Bovendien is de aankoopbeslissing soms impulsief, en in ieder geval tijd- en plaats-afhankelijk. Denk aan koffie op het treinperron. Dan vergelijk je meestal geen verpakkingen. En dat een zaakje 300 meter verderop een duurzamere verpakking hanteert dan de supermarkt waar je net bent voor je boodschappen verandert weinig aan de keuze om tegelijkertijd een maaltijd in een plastic bakje in je karretje te leggen. De verpakking geeft meestal niet de doorslag, en daarom is van concurrentie niet veel te verwachten.

Belasting of verbod verdient de voorkeur

Het beleid is nu een door het ministerie aangestuurde prijsverhoging die ondernemers in eigen zak kunnen steken. Dit werkt inflatoir en ontmoedigt ook de consumptie van bijvoorbeeld de salade. Een prijsverhoging prikkelt ondernemers om plastic te blijven aanbieden.
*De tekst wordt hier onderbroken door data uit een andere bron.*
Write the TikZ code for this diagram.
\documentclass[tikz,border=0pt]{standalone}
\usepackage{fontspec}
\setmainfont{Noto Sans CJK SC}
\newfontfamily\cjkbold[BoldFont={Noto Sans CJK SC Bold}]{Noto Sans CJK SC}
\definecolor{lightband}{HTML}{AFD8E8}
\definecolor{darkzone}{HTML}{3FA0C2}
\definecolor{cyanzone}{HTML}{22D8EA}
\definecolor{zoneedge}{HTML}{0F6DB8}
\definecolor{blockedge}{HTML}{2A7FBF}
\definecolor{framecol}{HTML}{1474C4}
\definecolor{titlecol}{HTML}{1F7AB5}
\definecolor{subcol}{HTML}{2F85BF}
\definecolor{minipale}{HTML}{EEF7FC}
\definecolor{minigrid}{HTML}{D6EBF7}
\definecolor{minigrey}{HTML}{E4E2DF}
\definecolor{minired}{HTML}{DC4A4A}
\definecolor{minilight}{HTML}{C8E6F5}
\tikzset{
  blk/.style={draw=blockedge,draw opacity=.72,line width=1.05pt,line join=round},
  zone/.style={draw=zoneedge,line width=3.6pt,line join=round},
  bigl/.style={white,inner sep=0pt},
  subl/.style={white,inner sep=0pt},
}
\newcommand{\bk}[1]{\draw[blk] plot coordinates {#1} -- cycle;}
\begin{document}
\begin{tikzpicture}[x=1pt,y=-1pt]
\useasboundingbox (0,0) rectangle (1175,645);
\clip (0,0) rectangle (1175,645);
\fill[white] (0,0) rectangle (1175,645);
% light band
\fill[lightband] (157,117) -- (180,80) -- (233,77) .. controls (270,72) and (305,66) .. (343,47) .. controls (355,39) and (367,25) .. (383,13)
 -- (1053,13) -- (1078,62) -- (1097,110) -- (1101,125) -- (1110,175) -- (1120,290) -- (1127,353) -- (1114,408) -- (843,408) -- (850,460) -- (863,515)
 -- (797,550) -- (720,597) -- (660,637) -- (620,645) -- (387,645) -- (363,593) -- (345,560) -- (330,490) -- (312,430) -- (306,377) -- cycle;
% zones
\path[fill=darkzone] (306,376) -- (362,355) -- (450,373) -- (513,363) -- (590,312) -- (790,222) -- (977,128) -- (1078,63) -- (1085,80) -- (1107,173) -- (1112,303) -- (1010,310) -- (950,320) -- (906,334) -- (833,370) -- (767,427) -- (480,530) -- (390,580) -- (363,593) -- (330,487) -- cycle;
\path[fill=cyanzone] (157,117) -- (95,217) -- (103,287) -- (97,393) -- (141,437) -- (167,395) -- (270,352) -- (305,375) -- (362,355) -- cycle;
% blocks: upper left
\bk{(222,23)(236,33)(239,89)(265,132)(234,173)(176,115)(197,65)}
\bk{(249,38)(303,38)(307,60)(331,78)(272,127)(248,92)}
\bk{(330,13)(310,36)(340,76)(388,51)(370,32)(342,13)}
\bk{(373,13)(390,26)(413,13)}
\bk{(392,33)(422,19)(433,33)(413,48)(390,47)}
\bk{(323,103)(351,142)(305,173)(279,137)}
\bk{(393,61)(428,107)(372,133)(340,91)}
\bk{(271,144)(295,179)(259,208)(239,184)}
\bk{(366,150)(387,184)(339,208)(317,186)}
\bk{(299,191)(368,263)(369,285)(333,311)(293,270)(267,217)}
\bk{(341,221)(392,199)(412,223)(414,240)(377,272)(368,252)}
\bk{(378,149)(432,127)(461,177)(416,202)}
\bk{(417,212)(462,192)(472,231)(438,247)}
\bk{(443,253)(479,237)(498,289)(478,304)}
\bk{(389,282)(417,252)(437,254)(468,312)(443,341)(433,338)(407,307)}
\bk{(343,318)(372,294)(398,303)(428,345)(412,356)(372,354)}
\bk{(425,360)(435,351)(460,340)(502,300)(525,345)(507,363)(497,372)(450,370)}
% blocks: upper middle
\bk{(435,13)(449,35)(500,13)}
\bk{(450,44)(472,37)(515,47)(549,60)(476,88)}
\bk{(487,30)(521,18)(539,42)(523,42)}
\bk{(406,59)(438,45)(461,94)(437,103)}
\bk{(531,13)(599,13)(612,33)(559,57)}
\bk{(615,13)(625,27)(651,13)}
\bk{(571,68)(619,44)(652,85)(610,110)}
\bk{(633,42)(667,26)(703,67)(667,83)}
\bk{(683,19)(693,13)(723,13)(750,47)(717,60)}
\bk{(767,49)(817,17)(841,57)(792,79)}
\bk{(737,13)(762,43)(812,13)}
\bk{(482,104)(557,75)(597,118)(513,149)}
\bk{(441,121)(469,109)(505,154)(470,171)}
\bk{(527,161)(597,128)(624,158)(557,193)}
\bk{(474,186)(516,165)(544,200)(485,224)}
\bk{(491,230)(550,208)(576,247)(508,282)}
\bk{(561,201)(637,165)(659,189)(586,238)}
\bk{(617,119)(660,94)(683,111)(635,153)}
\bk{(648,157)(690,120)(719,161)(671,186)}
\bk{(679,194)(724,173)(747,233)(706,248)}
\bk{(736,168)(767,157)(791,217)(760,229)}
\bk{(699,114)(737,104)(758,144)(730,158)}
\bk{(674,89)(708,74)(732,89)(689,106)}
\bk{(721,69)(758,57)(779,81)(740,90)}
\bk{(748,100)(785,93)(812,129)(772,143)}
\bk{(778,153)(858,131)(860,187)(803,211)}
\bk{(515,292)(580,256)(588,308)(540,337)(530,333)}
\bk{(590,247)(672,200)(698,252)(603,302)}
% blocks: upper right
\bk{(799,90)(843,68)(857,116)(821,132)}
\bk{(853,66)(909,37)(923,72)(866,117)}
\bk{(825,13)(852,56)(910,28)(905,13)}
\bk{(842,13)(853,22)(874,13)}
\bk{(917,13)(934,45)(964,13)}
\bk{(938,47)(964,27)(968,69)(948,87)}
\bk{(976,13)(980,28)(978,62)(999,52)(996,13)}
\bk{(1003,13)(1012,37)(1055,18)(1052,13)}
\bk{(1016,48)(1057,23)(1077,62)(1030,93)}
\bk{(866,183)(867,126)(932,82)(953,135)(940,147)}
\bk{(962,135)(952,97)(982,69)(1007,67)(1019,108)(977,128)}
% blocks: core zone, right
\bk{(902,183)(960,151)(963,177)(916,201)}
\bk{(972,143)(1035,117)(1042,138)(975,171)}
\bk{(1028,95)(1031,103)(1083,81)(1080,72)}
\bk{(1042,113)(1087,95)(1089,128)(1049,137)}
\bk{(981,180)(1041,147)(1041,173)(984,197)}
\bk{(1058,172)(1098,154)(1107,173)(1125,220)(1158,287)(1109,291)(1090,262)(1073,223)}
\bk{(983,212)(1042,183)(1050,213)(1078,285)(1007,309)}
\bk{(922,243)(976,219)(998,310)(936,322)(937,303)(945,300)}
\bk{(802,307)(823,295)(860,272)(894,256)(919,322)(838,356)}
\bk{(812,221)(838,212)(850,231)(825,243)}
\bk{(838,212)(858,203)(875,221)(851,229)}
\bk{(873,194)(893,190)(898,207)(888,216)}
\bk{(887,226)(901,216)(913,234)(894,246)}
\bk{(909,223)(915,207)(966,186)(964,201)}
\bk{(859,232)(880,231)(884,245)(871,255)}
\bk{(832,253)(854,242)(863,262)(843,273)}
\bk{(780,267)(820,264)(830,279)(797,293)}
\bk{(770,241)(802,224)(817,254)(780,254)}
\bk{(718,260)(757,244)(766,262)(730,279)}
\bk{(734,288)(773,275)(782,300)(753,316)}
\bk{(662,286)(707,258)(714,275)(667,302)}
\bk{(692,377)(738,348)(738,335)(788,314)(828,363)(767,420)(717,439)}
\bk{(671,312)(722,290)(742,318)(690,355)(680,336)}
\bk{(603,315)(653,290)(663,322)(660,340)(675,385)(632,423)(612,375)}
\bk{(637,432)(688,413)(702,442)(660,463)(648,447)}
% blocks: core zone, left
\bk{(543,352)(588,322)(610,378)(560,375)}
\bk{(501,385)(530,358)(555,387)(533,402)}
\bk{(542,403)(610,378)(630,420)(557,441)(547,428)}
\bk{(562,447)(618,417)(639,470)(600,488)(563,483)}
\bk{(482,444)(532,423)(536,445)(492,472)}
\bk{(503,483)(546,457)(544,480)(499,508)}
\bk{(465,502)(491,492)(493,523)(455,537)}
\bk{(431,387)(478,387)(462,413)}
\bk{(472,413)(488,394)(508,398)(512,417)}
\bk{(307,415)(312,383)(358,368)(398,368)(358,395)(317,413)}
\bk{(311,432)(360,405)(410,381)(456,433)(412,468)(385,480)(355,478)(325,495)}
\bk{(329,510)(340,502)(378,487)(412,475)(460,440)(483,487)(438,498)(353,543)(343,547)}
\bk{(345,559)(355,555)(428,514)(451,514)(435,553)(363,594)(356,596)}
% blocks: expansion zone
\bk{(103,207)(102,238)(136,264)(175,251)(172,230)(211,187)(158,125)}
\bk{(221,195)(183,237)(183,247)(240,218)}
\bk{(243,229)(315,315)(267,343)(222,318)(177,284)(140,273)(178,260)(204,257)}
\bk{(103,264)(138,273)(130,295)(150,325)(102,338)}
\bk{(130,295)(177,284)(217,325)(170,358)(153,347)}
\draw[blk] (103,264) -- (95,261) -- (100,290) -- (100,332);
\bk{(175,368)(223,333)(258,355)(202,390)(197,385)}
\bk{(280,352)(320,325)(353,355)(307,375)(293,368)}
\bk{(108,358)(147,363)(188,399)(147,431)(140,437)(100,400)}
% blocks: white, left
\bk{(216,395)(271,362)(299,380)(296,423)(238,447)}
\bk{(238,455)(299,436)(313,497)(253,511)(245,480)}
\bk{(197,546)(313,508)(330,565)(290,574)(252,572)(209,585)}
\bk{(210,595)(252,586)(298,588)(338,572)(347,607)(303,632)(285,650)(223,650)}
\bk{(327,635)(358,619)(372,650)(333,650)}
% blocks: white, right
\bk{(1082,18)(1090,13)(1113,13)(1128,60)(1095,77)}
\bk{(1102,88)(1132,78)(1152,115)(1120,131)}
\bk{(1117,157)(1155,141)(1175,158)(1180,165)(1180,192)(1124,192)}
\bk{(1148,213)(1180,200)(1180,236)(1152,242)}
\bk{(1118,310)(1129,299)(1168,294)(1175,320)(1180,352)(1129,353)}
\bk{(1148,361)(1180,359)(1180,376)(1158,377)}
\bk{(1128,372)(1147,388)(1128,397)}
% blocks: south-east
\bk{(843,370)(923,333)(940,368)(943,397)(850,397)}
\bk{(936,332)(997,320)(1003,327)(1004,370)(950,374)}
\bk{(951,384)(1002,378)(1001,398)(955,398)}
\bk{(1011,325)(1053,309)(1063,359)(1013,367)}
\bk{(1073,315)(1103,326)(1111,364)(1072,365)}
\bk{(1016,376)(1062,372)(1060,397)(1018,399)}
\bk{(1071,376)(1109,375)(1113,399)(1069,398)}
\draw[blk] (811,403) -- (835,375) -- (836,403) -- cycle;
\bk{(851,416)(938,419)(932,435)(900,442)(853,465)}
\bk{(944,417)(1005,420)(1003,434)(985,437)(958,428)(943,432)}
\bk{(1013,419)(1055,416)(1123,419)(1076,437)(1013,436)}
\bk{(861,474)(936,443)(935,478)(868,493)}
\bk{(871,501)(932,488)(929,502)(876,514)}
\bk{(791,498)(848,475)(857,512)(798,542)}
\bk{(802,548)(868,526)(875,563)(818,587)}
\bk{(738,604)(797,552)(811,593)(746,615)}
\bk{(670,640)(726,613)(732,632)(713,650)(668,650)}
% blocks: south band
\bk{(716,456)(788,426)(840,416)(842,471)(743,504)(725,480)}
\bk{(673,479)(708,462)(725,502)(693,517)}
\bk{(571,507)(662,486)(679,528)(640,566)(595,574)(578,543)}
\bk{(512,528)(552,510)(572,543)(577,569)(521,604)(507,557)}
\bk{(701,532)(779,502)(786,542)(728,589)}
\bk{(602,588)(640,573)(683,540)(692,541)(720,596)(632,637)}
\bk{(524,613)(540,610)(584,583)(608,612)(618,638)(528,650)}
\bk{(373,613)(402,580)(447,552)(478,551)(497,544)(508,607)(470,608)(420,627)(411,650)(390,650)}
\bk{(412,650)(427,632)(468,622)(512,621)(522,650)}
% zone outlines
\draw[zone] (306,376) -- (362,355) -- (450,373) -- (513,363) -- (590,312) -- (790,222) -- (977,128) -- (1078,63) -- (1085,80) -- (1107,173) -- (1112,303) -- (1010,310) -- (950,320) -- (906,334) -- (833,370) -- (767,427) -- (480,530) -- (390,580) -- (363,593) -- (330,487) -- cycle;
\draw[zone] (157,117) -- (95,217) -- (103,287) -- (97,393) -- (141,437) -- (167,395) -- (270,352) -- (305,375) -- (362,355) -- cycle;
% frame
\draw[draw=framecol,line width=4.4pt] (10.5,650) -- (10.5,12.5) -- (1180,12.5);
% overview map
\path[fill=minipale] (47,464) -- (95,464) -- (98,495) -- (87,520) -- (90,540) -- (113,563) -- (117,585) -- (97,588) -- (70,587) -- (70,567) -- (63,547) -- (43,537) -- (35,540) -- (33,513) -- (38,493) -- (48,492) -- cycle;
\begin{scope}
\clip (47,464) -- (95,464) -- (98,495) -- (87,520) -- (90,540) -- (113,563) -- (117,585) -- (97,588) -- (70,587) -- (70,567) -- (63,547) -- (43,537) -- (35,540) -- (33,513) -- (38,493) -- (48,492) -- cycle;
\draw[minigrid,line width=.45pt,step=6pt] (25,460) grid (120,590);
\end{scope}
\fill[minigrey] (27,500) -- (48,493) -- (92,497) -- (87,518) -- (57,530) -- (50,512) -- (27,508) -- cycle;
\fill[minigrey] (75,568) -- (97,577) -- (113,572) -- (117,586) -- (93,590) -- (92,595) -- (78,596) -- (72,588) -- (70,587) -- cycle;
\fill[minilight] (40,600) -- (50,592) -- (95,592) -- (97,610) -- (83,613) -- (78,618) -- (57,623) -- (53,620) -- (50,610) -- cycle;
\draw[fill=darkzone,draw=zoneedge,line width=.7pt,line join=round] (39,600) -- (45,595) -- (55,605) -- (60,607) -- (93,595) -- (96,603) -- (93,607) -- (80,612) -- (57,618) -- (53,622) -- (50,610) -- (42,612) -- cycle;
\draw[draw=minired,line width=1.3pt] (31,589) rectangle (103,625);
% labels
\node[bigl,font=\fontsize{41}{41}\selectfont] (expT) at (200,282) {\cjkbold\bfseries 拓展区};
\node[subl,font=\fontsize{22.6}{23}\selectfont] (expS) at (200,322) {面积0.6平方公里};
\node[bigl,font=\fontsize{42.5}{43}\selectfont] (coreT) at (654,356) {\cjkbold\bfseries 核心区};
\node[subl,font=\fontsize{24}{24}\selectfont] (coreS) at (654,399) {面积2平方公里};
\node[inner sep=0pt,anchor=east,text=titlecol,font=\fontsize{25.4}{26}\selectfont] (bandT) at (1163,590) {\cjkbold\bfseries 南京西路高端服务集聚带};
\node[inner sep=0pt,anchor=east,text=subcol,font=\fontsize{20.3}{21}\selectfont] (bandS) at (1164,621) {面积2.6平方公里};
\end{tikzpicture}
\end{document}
De aangekondigde evaluatie in 2024 is een kans om in kaart te brengen of het beleid de doelen haalt en bij te sturen. De Europese richtlijn biedt landen namelijk de ruimte om zelf hun beleidsinstrument te kiezen. Een simpelere aanpak die beter werkt is om de schadelijke verpakking hoger in de keten te belasten in combinatie met het stimuleren van een alternatief. Zo’n belasting bestaat al: sinds 1 januari betalen producenten en importeurs een afvalbeheerbijdrage per kilogram verpakking en daarbij geldt een opslag voor wegwerpplastic. Deze belasting kan worden verhoogd om de beleidsdoelstelling te halen. De belasting kan op termijn worden opgevolgd door een verbod, zoals per 1 januari gebeurt voor consumptie van wegwerpplastic op locatie.